It’s also rather similar to the state Education Agency’s latest testing policies, which allow schools to count students who fail a state exam—but are likely to pass later. For instance, at Houston’s Benavidas Elementary, kids who pass the state reading and math exams only need to do is show up to their writing test. Even if they get no credit for their writing attempts, they’ll be projected to pass the writing exam, and therefore count towards the school’s passing rate in writing. Depending on the combination of scores and the school’s history, students can get literally zero points in the state exam and their school can count the students in the passing category. They can thank the Texas Projection Measure. (Read our earlier coverage of the measure here.)

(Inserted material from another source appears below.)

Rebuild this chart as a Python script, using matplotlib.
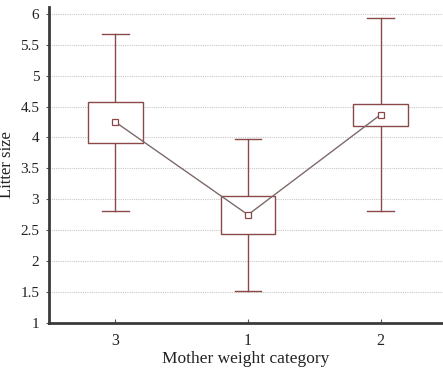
import matplotlib
matplotlib.use("Agg")
import matplotlib.pyplot as plt
from matplotlib.patches import Rectangle

categories = ["3", "1", "2"]
means = [4.25, 2.75, 4.37]
box_low = [3.91, 2.44, 4.19]
box_high = [4.57, 3.05, 4.54]
whisk_low = [2.81, 1.52, 2.81]
whisk_high = [5.68, 3.98, 5.93]
yticks = [1, 1.5, 2, 2.5, 3, 3.5, 4, 4.5, 5, 5.5, 6]
ytick_labels = ["1", "1.5", "2", "2.5", "3", "3.5", "4", "4.5", "5", "5.5", "6"]

plt.rcParams['font.family'] = ['Liberation Serif', 'DejaVu Serif']

fig = plt.figure(figsize=(4.43, 3.68), dpi=100)
ax = fig.add_axes([49/443, 45/368, 1 - 49/443, (323-7)/368])

col = "#8a4848"
linecol = "#7d6a6a"
bw = 0.41
cw = 0.20
x = list(range(len(categories)))

for i in x:
    ax.plot([i, i], [whisk_low[i], box_low[i]], color=col, lw=1.0, zorder=3)
    ax.plot([i, i], [box_high[i], whisk_high[i]], color=col, lw=1.0, zorder=3)
    ax.plot([i - cw/2, i + cw/2], [whisk_low[i]] * 2, color=col, lw=1.0, zorder=3)
    ax.plot([i - cw/2, i + cw/2], [whisk_high[i]] * 2, color=col, lw=1.0, zorder=3)
    ax.add_patch(Rectangle((i - bw/2, box_low[i]), bw, box_high[i] - box_low[i],
                           facecolor="white", edgecolor=col, lw=1.0, zorder=3))

ax.plot(x, means, color=linecol, lw=1.0, zorder=4)
ax.plot(x, means, linestyle="none", marker="s", markersize=4.5,
        markerfacecolor="white", markeredgecolor=col, markeredgewidth=0.9, zorder=5)

ax.set_xlim(-0.5, 2.47)
ax.set_ylim(1, 6.11)
ax.set_yticks(yticks)
ax.set_yticklabels(ytick_labels)
ax.set_xticks(x)
ax.set_xticklabels(categories)

ax.grid(axis="y", color="#c8c8c8", linestyle=(0, (1, 1)), lw=0.8)
ax.set_axisbelow(True)

for s in ["top", "right"]:
    ax.spines[s].set_visible(False)
for s in ["left", "bottom"]:
    ax.spines[s].set_linewidth(2.0)
    ax.spines[s].set_color("#3a3a3a")

ax.tick_params(axis="y", direction="out", length=2, width=0.8, color="#555555",
               labelsize=11, pad=5, labelcolor="#222222")
ax.tick_params(axis="x", direction="in", length=3, width=0.8, color="#555555",
               labelsize=11.5, pad=7, labelcolor="#222222")

ax.set_xlabel("Mother weight category", fontsize=12.5, color="#222222")
ax.set_ylabel("Litter size", fontsize=12, color="#222222")
ax.xaxis.set_label_coords(0.5, -0.088)
ax.yaxis.set_label_coords(-0.086, 0.5)

fig.savefig("out.png", dpi=100)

In Texas, a single set of standardized tests—the TAKS—serve to answer a wide range of questions, from how much a single student learned to whether the school as a whole adequately educates minority and at-risk kids. Each year, the Texas Education Agency rolls out the latest TAKS results, and the news is generally good. More kids are proficient in math, writing, you name it—this year there was improvement in every grade except sixth and eighth. But whether the tests actually reflect high standards is a different question—and one lawmakers are raising. After all, last year there were only 43 school districts with top ranking. Now there are 117, and all but one of the new districts acquired its status thanks to projections that its student will pass. Call it predicted excellence. As more and more rides on test-performance, the state has implemented different strategies to showcase different statistics. Rep. Scott Hochberg, D-Houston, argues it masks the problems in the system.

“You set out what you call a ‘tough accountability system,’ and then you find a dozen ways to make it weaker,” says Hochberg.

Hochberg, who chairs the appropriations subcommittee on education, has made it his mission to iron out some of the biggest concerns. His primary target: what counts as “passing.” Schools, obviously, get credit for each student who passes. But there are some handy loopholes that help boost a school’s rating for students who aren’t quite at the bar. Thanks to the Projection Measure, used last year as part of a voluntary federal pilot program, schools can also count students who fail a test but are projected to pass later based on their school and their other scores. And while a school must also show passing rates for subgroups like minority and at-risk students, those districts that have a lot of different subgroups—Black fourth graders, at-risk fifth graders, etc.—can still get credit even if one group isn’t performing up to standards. (Some districts can discount as many as four sub-groups.)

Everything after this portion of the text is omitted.